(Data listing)
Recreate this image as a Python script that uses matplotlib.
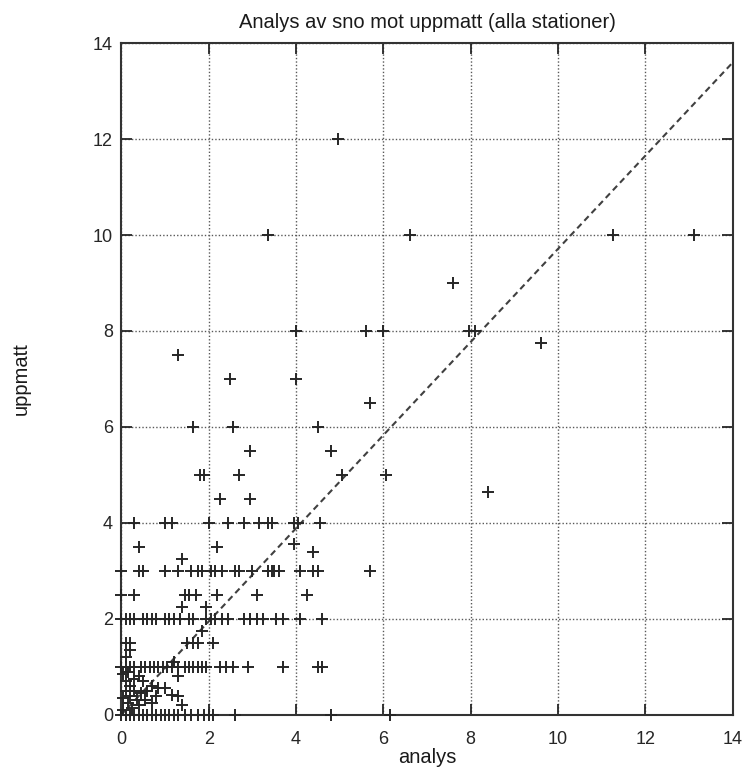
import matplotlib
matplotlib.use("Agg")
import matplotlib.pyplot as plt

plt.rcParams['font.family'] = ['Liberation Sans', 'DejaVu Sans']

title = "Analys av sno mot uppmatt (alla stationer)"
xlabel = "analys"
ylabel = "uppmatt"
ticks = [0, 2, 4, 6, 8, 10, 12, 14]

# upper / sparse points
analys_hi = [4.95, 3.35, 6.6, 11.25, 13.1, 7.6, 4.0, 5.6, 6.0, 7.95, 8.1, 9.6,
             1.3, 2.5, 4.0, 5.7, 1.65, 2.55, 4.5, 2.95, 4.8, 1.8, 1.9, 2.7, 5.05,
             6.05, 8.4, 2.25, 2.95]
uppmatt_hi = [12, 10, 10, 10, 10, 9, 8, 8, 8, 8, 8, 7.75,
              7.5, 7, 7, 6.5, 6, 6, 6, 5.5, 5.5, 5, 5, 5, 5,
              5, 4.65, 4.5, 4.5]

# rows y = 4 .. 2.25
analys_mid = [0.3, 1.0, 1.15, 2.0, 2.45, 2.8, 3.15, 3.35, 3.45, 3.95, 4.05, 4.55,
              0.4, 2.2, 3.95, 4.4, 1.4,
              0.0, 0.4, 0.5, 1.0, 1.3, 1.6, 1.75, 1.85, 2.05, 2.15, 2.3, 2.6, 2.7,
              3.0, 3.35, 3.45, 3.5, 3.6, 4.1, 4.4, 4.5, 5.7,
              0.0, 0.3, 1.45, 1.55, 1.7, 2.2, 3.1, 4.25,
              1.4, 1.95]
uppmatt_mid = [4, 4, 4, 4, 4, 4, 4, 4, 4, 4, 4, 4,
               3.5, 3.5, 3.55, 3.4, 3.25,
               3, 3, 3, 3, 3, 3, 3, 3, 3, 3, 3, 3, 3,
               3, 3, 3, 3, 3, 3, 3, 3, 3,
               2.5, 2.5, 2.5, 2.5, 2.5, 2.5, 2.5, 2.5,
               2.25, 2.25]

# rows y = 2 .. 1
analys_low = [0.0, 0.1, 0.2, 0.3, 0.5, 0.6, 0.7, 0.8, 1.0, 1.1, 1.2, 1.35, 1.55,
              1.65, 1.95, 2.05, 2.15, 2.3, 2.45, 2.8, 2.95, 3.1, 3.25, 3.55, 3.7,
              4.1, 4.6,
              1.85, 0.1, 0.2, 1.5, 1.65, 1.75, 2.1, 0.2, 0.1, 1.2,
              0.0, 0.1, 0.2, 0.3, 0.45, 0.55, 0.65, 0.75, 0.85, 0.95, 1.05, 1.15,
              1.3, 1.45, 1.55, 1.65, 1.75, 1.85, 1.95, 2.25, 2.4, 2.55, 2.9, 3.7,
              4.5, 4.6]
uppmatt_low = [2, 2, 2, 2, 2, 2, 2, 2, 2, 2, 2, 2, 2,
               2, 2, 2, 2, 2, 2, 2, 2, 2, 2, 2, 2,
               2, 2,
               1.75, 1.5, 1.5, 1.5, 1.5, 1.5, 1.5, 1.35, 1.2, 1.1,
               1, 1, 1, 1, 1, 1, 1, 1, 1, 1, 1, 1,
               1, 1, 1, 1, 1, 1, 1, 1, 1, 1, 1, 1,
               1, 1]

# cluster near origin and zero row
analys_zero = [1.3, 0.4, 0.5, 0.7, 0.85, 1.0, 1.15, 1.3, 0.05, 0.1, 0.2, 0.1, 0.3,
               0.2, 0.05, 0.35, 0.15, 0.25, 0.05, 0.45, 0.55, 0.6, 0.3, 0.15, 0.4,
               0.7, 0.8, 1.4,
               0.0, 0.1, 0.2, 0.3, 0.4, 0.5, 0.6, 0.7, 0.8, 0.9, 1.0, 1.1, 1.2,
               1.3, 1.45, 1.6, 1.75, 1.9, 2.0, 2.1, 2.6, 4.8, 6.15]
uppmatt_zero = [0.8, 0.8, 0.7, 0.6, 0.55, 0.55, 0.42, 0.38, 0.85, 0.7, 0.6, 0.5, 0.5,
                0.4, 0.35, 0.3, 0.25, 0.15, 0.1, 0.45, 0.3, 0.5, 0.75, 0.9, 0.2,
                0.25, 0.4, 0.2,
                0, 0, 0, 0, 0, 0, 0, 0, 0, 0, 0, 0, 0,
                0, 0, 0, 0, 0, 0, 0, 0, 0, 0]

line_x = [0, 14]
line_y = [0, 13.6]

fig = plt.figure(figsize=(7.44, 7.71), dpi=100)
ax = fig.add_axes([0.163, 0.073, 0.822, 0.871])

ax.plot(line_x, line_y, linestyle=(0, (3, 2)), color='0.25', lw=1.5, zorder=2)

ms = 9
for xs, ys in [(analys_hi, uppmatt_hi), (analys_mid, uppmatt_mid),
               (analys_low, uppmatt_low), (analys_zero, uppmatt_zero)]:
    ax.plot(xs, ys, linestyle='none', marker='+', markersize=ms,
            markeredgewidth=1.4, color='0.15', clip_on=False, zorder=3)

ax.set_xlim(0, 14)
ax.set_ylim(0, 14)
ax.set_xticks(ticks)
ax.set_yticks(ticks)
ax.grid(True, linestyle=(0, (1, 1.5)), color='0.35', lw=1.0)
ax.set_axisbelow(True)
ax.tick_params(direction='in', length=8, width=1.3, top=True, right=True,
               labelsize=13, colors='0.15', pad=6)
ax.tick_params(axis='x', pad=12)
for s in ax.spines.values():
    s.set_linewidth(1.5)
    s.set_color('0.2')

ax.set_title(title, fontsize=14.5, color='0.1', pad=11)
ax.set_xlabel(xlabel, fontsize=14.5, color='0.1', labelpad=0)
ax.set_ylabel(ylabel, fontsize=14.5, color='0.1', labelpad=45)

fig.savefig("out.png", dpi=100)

--

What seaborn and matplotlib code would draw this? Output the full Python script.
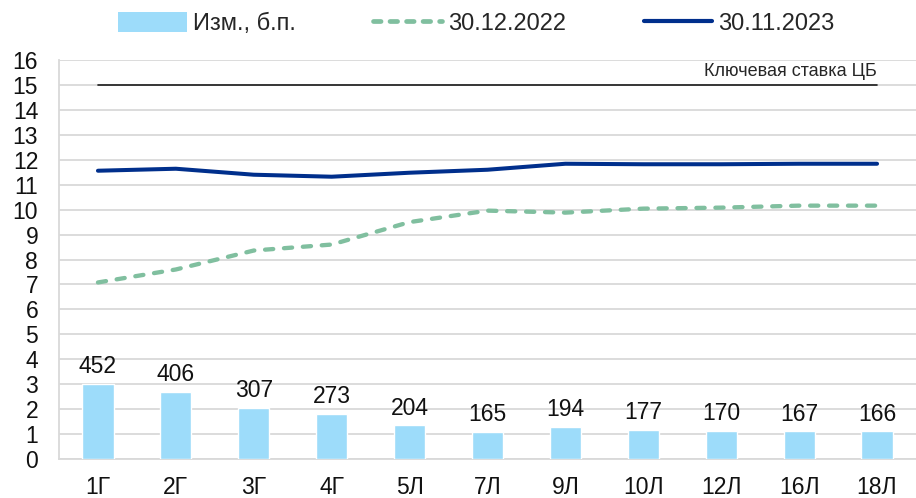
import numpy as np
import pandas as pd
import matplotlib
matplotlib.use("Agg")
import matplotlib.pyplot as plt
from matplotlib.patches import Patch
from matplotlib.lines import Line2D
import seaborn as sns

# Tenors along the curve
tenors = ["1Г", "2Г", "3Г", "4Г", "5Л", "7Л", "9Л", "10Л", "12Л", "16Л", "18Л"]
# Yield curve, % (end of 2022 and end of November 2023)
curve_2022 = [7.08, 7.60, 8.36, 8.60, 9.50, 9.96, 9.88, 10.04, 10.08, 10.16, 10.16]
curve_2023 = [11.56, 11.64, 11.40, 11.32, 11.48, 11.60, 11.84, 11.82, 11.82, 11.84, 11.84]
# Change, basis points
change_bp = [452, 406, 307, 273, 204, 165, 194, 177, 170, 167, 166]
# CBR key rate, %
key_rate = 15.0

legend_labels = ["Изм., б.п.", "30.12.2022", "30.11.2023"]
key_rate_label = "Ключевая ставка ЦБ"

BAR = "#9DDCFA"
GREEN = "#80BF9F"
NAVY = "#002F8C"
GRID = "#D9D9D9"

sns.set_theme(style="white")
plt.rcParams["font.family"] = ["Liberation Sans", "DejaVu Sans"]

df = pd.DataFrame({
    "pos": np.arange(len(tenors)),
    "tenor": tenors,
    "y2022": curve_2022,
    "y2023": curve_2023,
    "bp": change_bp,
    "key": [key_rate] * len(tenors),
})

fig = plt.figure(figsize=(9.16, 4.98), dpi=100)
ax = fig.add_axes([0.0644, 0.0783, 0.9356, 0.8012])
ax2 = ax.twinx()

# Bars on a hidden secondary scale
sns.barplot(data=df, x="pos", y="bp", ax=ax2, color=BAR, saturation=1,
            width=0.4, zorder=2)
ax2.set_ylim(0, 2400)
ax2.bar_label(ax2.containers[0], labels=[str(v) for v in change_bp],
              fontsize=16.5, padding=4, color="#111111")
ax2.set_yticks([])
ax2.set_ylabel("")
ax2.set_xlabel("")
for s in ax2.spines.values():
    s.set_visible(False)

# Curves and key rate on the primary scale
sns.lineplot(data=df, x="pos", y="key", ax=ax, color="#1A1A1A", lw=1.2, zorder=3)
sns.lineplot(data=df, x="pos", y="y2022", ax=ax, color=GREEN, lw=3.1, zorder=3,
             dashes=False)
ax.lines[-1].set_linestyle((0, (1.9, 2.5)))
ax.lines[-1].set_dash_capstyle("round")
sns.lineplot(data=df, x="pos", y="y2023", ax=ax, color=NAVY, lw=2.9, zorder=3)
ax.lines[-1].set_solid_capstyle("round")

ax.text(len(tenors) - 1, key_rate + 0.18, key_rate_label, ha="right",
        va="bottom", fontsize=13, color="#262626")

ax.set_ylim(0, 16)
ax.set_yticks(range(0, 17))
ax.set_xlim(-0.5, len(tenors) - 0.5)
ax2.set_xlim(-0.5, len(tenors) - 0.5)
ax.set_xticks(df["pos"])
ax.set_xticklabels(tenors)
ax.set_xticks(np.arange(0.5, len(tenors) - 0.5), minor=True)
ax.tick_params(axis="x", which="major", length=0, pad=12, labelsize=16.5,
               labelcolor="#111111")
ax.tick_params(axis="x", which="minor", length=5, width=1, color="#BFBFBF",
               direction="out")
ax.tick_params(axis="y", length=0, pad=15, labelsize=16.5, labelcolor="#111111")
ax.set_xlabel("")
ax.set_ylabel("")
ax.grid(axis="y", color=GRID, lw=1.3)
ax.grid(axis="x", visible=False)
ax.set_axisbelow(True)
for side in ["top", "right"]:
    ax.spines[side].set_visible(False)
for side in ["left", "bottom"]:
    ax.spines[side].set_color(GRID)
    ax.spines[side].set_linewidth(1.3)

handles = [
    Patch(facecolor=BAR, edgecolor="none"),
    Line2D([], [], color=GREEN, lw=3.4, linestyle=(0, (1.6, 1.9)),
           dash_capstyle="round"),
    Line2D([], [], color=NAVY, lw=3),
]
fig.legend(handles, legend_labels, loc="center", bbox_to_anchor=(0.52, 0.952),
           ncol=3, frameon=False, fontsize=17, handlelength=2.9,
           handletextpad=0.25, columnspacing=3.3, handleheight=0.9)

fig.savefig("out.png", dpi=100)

* * *

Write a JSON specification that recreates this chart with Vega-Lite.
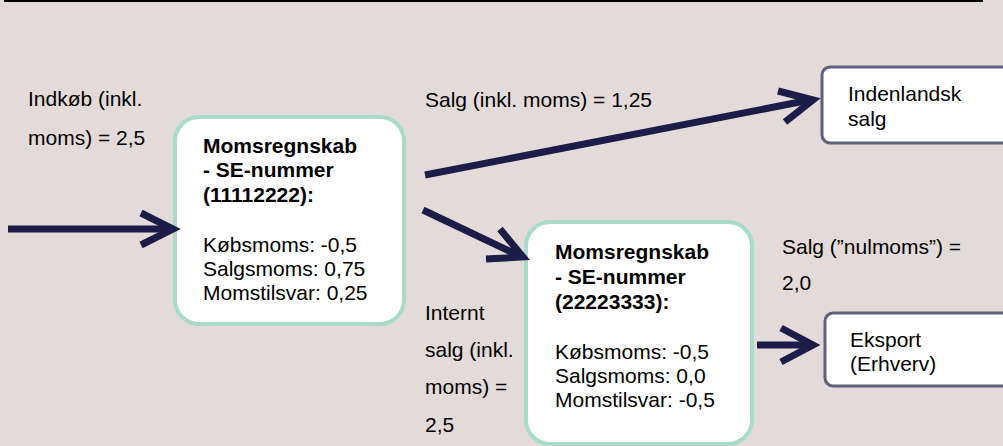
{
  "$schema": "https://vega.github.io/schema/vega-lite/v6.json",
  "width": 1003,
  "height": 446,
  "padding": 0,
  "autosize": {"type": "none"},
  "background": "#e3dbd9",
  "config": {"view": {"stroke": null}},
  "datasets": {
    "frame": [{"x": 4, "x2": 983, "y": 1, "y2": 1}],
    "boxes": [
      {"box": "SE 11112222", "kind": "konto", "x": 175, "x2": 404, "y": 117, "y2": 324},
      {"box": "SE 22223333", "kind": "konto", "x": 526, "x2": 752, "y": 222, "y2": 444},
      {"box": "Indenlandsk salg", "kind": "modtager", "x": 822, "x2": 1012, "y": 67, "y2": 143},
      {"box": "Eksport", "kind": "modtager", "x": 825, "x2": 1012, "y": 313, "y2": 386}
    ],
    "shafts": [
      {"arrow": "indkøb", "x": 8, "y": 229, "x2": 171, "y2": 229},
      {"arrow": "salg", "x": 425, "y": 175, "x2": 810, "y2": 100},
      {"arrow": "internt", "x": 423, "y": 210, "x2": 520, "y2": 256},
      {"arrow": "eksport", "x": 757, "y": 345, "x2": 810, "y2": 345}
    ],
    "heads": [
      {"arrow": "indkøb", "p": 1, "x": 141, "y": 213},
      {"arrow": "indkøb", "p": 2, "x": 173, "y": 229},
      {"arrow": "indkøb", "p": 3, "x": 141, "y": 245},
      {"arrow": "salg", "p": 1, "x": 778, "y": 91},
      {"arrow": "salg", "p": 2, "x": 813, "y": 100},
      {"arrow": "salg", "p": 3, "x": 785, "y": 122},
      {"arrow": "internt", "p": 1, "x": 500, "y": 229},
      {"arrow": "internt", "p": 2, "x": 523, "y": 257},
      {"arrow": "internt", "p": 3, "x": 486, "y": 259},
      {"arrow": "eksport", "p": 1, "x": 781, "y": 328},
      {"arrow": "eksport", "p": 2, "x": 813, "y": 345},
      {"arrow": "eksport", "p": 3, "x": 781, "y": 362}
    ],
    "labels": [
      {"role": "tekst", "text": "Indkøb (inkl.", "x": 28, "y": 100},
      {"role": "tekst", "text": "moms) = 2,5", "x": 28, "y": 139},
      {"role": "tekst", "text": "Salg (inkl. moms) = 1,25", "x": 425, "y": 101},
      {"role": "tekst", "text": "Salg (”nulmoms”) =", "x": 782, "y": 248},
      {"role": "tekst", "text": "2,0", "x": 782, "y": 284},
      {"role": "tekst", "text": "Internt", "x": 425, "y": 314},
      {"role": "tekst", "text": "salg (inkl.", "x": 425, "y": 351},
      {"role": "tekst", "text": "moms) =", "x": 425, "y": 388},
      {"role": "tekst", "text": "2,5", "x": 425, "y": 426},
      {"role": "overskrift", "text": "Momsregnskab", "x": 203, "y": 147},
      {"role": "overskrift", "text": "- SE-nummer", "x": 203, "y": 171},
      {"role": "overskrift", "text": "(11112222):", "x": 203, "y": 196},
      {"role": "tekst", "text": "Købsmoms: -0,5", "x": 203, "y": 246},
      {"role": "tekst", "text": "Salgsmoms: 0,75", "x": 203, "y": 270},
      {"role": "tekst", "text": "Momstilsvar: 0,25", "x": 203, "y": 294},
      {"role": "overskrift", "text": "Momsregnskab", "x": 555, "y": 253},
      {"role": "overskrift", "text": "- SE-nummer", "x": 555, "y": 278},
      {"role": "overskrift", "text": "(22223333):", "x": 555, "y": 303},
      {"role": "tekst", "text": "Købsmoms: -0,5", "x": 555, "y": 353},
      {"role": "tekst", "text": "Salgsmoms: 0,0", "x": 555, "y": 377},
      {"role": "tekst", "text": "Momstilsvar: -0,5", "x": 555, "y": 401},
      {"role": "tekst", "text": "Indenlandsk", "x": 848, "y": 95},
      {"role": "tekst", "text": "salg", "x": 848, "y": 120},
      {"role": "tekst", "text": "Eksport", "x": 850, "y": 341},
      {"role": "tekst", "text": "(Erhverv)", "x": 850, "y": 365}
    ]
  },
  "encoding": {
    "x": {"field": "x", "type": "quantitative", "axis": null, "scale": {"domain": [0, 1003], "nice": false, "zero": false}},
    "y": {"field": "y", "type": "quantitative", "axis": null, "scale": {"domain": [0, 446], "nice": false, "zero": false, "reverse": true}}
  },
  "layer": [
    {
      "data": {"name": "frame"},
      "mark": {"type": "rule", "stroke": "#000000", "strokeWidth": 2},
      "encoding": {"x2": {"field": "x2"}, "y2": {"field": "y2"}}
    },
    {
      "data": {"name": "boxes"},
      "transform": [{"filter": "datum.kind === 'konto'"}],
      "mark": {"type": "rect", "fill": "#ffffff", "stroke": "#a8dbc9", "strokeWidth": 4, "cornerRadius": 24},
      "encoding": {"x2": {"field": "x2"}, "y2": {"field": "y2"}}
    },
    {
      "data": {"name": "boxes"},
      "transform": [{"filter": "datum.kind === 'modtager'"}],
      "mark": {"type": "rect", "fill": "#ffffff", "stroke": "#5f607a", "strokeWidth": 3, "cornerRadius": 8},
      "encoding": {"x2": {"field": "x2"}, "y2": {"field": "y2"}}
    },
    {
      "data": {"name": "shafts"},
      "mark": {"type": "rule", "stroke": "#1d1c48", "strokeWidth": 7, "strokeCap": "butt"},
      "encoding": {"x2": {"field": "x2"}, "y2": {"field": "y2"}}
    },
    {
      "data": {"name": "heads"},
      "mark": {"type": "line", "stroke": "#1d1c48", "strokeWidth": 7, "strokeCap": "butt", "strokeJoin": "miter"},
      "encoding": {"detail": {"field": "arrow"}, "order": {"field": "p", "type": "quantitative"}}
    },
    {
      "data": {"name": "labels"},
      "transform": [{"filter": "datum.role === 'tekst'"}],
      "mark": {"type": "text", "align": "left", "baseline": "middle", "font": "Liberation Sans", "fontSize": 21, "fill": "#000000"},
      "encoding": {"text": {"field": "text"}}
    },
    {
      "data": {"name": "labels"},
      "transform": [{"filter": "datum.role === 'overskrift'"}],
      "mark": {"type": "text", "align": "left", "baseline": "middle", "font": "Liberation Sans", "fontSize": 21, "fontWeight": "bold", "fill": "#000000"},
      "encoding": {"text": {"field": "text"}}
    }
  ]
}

What you have to do: Your task is to reproduce only the lines from the one with "Recreate this image" through the one with "ticks = [0, 2, 4, 6, 8, 10, 12, 14]", keeping both ends. Skip every picture.

Output for this task:
Recreate this image as a Python script that uses matplotlib.
import matplotlib
matplotlib.use("Agg")
import matplotlib.pyplot as plt

plt.rcParams['font.family'] = ['Liberation Sans', 'DejaVu Sans']

title = "Analys av sno mot uppmatt (alla stationer)"
xlabel = "analys"
ylabel = "uppmatt"
ticks = [0, 2, 4, 6, 8, 10, 12, 14]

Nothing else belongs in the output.